De kinderrechter merkt nog op [minderjarige01] wens om zijn verjaardag thuis te vieren te begrijpen. In dat kader wil de kinderrechter [jeugdhulpinstelling01] in overweging geven om deze wens van [minderjarige01] serieus te nemen en de mogelijkheden hiervoor te bekijken. Daarbij merkt de kinderrechter op dat hierbij een grote rol voor [minderjarige01] zelf is weggelegd. Terugvallen die [minderjarige01] de afgelopen weken heeft gehad (zoals weglopen, (verbale) agressie richting begeleiding en/of groepsgenoten) zijn daarop van negatieve invloed.

5.De beslissing

De kinderrechter:
verleent een machtiging om [minderjarige01] te doen opnemen en te doen verblijven in een gesloten accommodatie voor jeugdhulp met ingang van 24 mei 2023 tot 24 augustus 2023;
houdt de behandeling van het resterende deel van het verzoek van het college aan tot
25 juli 2023 pro forma,in afwachting van het verslag van het college zoals weergegeven in de beoordeling;
behoudt zich iedere verdere beslissing voor.
Deze beslissing is mondeling gegeven en in het openbaar uitgesproken op 23 mei 2023 door mr. Benjaddi, kinderrechter, in aanwezigheid van mr. Van Egeraat als griffier, en op schrift gesteld op 6 juni 2023.

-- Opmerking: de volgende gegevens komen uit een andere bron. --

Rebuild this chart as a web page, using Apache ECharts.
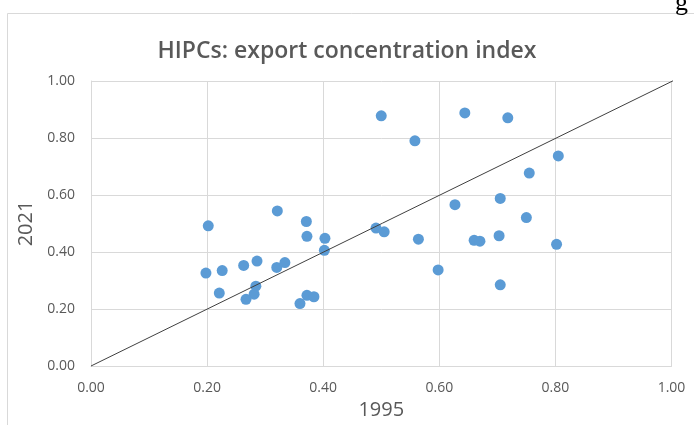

Hoger beroep tegen deze beschikking kan worden ingesteld:
- door de verzoekers en de belanghebbende(n) aan wie een afschrift van de beschikking is verstrekt of verzonden, binnen drie maanden na de dag van de uitspraak;
- door andere belanghebbenden binnen drie maanden na de betekening daarvan of nadat de beschikking aan hen op een andere wijze bekend is geworden.
Het hoger beroep moet, door tussenkomst van een advocaat, worden ingediend bij de griffie van het gerechtshof te ‘s-Hertogenbosch.